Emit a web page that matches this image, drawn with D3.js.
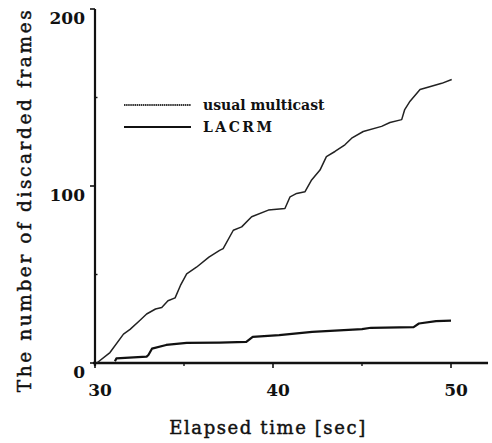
<!DOCTYPE html>
<html><head><meta charset="utf-8">
<script src="https://cdn.jsdelivr.net/npm/d3@7"></script>
<style>
body{margin:0;background:#fff;}
svg{display:block;}
text{font-family:"DejaVu Serif",serif;fill:#111;}
</style></head>
<body><svg id="c" width="492" height="443"></svg>
<script>
// time [sec]
const usualTime = [30.1,30.84,31.6,31.97,32.5,32.9,33.4,33.75,34.1,34.5,34.8,35.15,35.7,36.4,37.0,37.2,37.77,38.24,38.8,39.74,40.67,40.96,41.33,41.8,42.17,42.64,43.0,43.48,44.04,44.42,45.07,46.1,46.57,47.23,47.4,47.7,48.26,48.8,49.48,50.04];
const usualVal  = [0,5.9,16.3,19,23.9,27.7,30.5,31.4,35.2,36.8,43.8,50.4,54.1,59.8,63.6,64.6,75,76.9,82.6,86.4,87.3,93.9,95.8,96.8,103.4,109,116.6,119.5,123.3,127,130.8,133.7,135.9,137.5,143.2,147.9,154.5,156.1,158,160.2];
const lacrmTime = [31.12,31.2,32.9,33.0,33.2,34.0,35.15,37.0,38.5,38.86,40.35,42.2,45.0,45.5,47.9,48.2,49.16,50.0];
const lacrmVal  = [1.0,2.6,3.6,4.5,8.1,10.2,11.4,11.5,11.9,14.8,15.7,17.6,19.1,19.9,20.3,22.3,23.7,23.9];
const seriesNames = ["usual multicast","LACRM"];
const xMajor = [30,40,50];
const xMinor = [35,45];
const yMajor = [0,100,200];
const yMinor = [50,150];
const xTitle = "Elapsed time [sec]";
const yTitle = "The number of discarded frames";

const svg = d3.select("#c");
const x = d3.scaleLinear().domain([30,50]).range([95,451]);
const y = d3.scaleLinear().domain([0,200]).range([363,9]);
const xEnd = 52.08;

// axes lines
const ax = svg.append("g").attr("stroke","#111").attr("fill","none");
ax.append("line").attr("x1",x(30)-2).attr("x2",x(xEnd)).attr("y1",y(0)).attr("y2",y(0)).attr("stroke-width",2.6);
ax.append("line").attr("x1",x(30)).attr("x2",x(30)).attr("y1",y(200)).attr("y2",y(0)+3).attr("stroke-width",2.2);
// x ticks
xMajor.forEach(v=>ax.append("line").attr("x1",x(v)).attr("x2",x(v)).attr("y1",y(0)).attr("y2",y(0)+5).attr("stroke-width",1.6));
xMinor.forEach(v=>ax.append("line").attr("x1",x(v)).attr("x2",x(v)).attr("y1",y(0)).attr("y2",y(0)+3).attr("stroke-width",1.4));
// y ticks
yMajor.forEach(v=>ax.append("line").attr("x1",x(30)-5).attr("x2",x(30)).attr("y1",y(v)).attr("y2",y(v)).attr("stroke-width",1.6));
yMinor.forEach(v=>ax.append("line").attr("x1",x(30)).attr("x2",x(30)+2.5).attr("y1",y(v)).attr("y2",y(v)).attr("stroke-width",1.4));

// tick labels
svg.append("g").selectAll("text").data(xMajor).join("text")
  .attr("x",d=>x(d)+5).attr("y",y(0)+33).attr("text-anchor","middle")
  .attr("font-size",17).attr("font-weight","bold").text(d=>d);
svg.append("g").selectAll("text").data(yMajor).join("text")
  .attr("x",x(30)-10).attr("y",d=>y(d)+15).attr("text-anchor","end")
  .attr("font-size",17).attr("font-weight","bold").text(d=>d);

// titles
svg.append("text").attr("x",268).attr("y",434).attr("text-anchor","middle")
  .attr("font-size",18).attr("letter-spacing",1.6).attr("stroke","#111").attr("stroke-width",0.45).text(xTitle);
svg.append("text").attr("transform","translate(31,200) rotate(-90)").attr("text-anchor","middle")
  .attr("font-size",18.5).attr("letter-spacing",2.6).attr("stroke","#111").attr("stroke-width",0.45).text(yTitle);

// lines
const line = d3.line().x(d=>x(d[0])).y(d=>y(d[1])).curve(d3.curveLinear);
const usual = usualTime.map((t,i)=>[t,usualVal[i]]);
const lacrm = lacrmTime.map((t,i)=>[t,lacrmVal[i]]);
svg.append("path").datum(usual).attr("d",line).attr("fill","none").attr("stroke","#222").attr("stroke-width",1.5).attr("stroke-linejoin","round");
svg.append("path").datum(lacrm).attr("d",line).attr("fill","none").attr("stroke","#111").attr("stroke-width",2.2).attr("stroke-linejoin","round");

// legend
const lg = svg.append("g");
const ly = [105,127];
lg.append("line").attr("x1",124).attr("x2",191).attr("y1",ly[0]).attr("y2",ly[0]).attr("stroke","#333").attr("stroke-width",1.8).attr("stroke-dasharray","1.5,0.6");
lg.append("line").attr("x1",124).attr("x2",191).attr("y1",ly[1]).attr("y2",ly[1]).attr("stroke","#111").attr("stroke-width",1.8);
lg.selectAll("text").data(seriesNames).join("text")
  .attr("x",203).attr("y",(d,i)=>ly[i]+5).attr("font-size",14).attr("font-weight","bold")
  .attr("letter-spacing",(d,i)=>i===1?2.5:0).text(d=>d);
</script></body></html>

TASK
Give again, exactly, the lines from the start of the data through the one holding "const xEnd = 52.08;"; omit the pictures.

TASK ANSWER
Emit a web page that matches this image, drawn with D3.js.
<!DOCTYPE html>
<html><head><meta charset="utf-8">
<script src="https://cdn.jsdelivr.net/npm/d3@7"></script>
<style>
body{margin:0;background:#fff;}
svg{display:block;}
text{font-family:"DejaVu Serif",serif;fill:#111;}
</style></head>
<body><svg id="c" width="492" height="443"></svg>
<script>
// time [sec]
const usualTime = [30.1,30.84,31.6,31.97,32.5,32.9,33.4,33.75,34.1,34.5,34.8,35.15,35.7,36.4,37.0,37.2,37.77,38.24,38.8,39.74,40.67,40.96,41.33,41.8,42.17,42.64,43.0,43.48,44.04,44.42,45.07,46.1,46.57,47.23,47.4,47.7,48.26,48.8,49.48,50.04];
const usualVal  = [0,5.9,16.3,19,23.9,27.7,30.5,31.4,35.2,36.8,43.8,50.4,54.1,59.8,63.6,64.6,75,76.9,82.6,86.4,87.3,93.9,95.8,96.8,103.4,109,116.6,119.5,123.3,127,130.8,133.7,135.9,137.5,143.2,147.9,154.5,156.1,158,160.2];
const lacrmTime = [31.12,31.2,32.9,33.0,33.2,34.0,35.15,37.0,38.5,38.86,40.35,42.2,45.0,45.5,47.9,48.2,49.16,50.0];
const lacrmVal  = [1.0,2.6,3.6,4.5,8.1,10.2,11.4,11.5,11.9,14.8,15.7,17.6,19.1,19.9,20.3,22.3,23.7,23.9];
const seriesNames = ["usual multicast","LACRM"];
const xMajor = [30,40,50];
const xMinor = [35,45];
const yMajor = [0,100,200];
const yMinor = [50,150];
const xTitle = "Elapsed time [sec]";
const yTitle = "The number of discarded frames";

const svg = d3.select("#c");
const x = d3.scaleLinear().domain([30,50]).range([95,451]);
const y = d3.scaleLinear().domain([0,200]).range([363,9]);
const xEnd = 52.08;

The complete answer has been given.